Minimal dependencies by design
GRAX depends on exactly four libraries — fiona, shapely, NumPy, and NetworkX — all of which are well-maintained, widely used, and already present in most geospatial or ML Python environments. This minimal footprint means the library installs quickly, introduces no dependency conflicts with existing project environments, and adds no maintenance burden. The lightweight API surface — a single conversion call — reflects the same philosophy: do one thing well, with the minimum complexity required to do it correctly.
Tech Stack
| Technology | Purpose |
|---|---|
| Python | Core language and package implementation |
| Fiona | Shapefile reading and geometry record iteration with full attribute access |
| Shapely | Geometric operations and spatial relationship resolution for edge construction |
| NumPy | Array operations and numerical feature processing during attribute extraction |
| NetworkX | Graph construction and output representation — node/edge features, network analysis compatibility |
| PyPI | Package distribution — pip install grax |
Results & Metrics
What the package delivers
Shapefile → Graph
Single-Call Conversion
Full geometry parsing, spatial relationship resolution, and attribute mapping in one library call
NetworkX
Graph ML Compatible
Output accepted directly by PyTorch Geometric, DGL, and all major graph ML frameworks
PyPI
Published & MIT Licensed
Installable in one command · Open source · Free for any use
Eliminates the shapefile-to-graph conversion problem entirely
Before GRAX, converting geospatial infrastructure data to a graph representation required understanding fiona's geometry model, shapely's spatial API, and NetworkX's graph construction conventions — and writing all the glue code that connects them. This boilerplate logic had to be reimplemented from scratch for every project. GRAX replaces all of that with a single library call, letting practitioners focus entirely on the network analysis or graph ML task rather than the data format conversion problem.
Feature-complete graphs — all shapefile attributes preserved as node and edge features
The output NetworkX graph preserves every shapefile attribute as a node or edge feature dictionary entry — capacity, material, age, risk rating, flow rate, or any other domain-specific property stored in the attribute table. This means the graph is not just structurally correct but analytically complete — ready for supervised graph ML, unsupervised clustering, centrality analysis, or risk propagation modeling without any additional data loading or feature engineering steps.
Compatible with the full graph ML and network analysis ecosystem
NetworkX is the standard intermediate representation accepted by PyTorch Geometric, DGL, StellarGraph, and other major graph ML libraries — all of which provide utilities to convert NetworkX graphs into their native formats. GRAX output plugs directly into these conversion utilities, enabling geospatial infrastructure data to flow seamlessly into graph neural network training pipelines, link prediction models, community detection algorithms, and route optimization frameworks.

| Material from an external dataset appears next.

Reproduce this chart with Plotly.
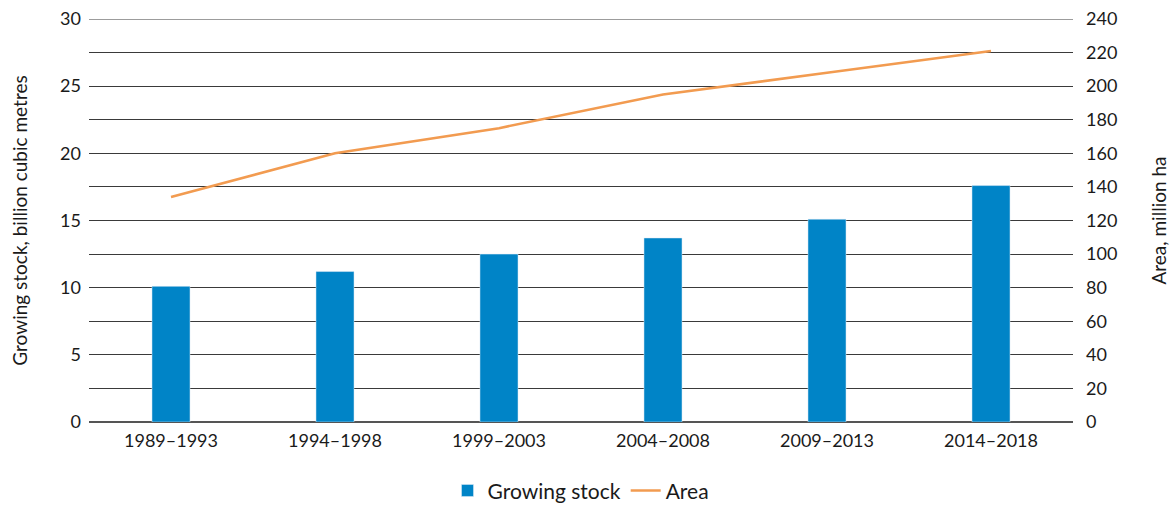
import plotly.graph_objects as go

periods = ["1989–1993", "1994–1998", "1999–2003", "2004–2008", "2009–2013", "2014–2018"]
growing_stock = [10.1, 11.2, 12.5, 13.7, 15.1, 17.6]
area = [134, 160, 175, 195, 208, 221]

font_family = "Lato, Open Sans, sans-serif"
grid_color = "#3a3a3a"

fig = go.Figure()

fig.add_trace(
    go.Bar(
        x=periods,
        y=growing_stock,
        name="Growing stock",
        marker_color="#0084C7",
        yaxis="y"
    )
)

fig.add_trace(
    go.Scatter(
        x=periods,
        y=area,
        name="Area",
        mode="lines",
        line=dict(color="#F29B50", width=2.5),
        yaxis="y2"
    )
)

# top gridline (plotly drops the grid line sitting on the plot edge)
fig.add_shape(
    type="line",
    xref="paper",
    yref="y",
    x0=0,
    x1=1,
    y0=30,
    y1=30,
    line=dict(color=grid_color, width=1),
    layer="below"
)

fig.update_layout(
    width=1170,
    height=506,
    margin=dict(l=89, r=97, t=19, b=84),
    paper_bgcolor="white",
    plot_bgcolor="white",
    font=dict(family=font_family, size=18, color="#1a1a1a"),
    bargap=0.768,
    showlegend=True,
    legend=dict(
        orientation="h",
        x=0.5,
        xanchor="center",
        yref="container",
        y=0.03,
        yanchor="middle",
        font=dict(size=21),
        itemwidth=30
    ),
    xaxis=dict(
        automargin=False,
        showgrid=False,
        showline=False,
        ticks="",
        ticklabelstandoff=6,
        tickfont=dict(size=18)
    ),
    yaxis=dict(
        automargin=False,
        range=[0, 30],
        dtick=5,
        showgrid=True,
        gridcolor=grid_color,
        gridwidth=1,
        minor=dict(dtick=2.5, showgrid=True, gridcolor=grid_color, gridwidth=1),
        zeroline=True,
        zerolinecolor="#555555",
        zerolinewidth=1.5,
        title=dict(text="Growing stock, billion cubic metres", font=dict(size=19), standoff=27),
        ticks="",
        ticklabelstandoff=7,
        tickfont=dict(size=18)
    ),
    yaxis2=dict(
        automargin=False,
        range=[0, 240],
        dtick=20,
        overlaying="y",
        side="right",
        showgrid=False,
        zeroline=False,
        title=dict(text="Area, million ha", font=dict(size=19), standoff=38),
        ticks="",
        ticklabelstandoff=12,
        tickfont=dict(size=18)
    )
)

fig.write_html(
    "out.html",
    config={"displayModeBar": False},
    post_script="document.body.style.margin='0';"
)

Applied in research — enabling graph-based infrastructure risk modeling
GRAX was developed to support geospatial graph construction in infrastructure risk research — where road networks, utility grids, and pipeline systems represented as shapefiles needed to be converted into graph structures for ML-based risk propagation modeling and systemic risk analysis. The library directly enables the graph-theoretic component of that research by handling the data format challenge, allowing the research focus to remain on the risk modeling methodology rather than the data engineering required to support it.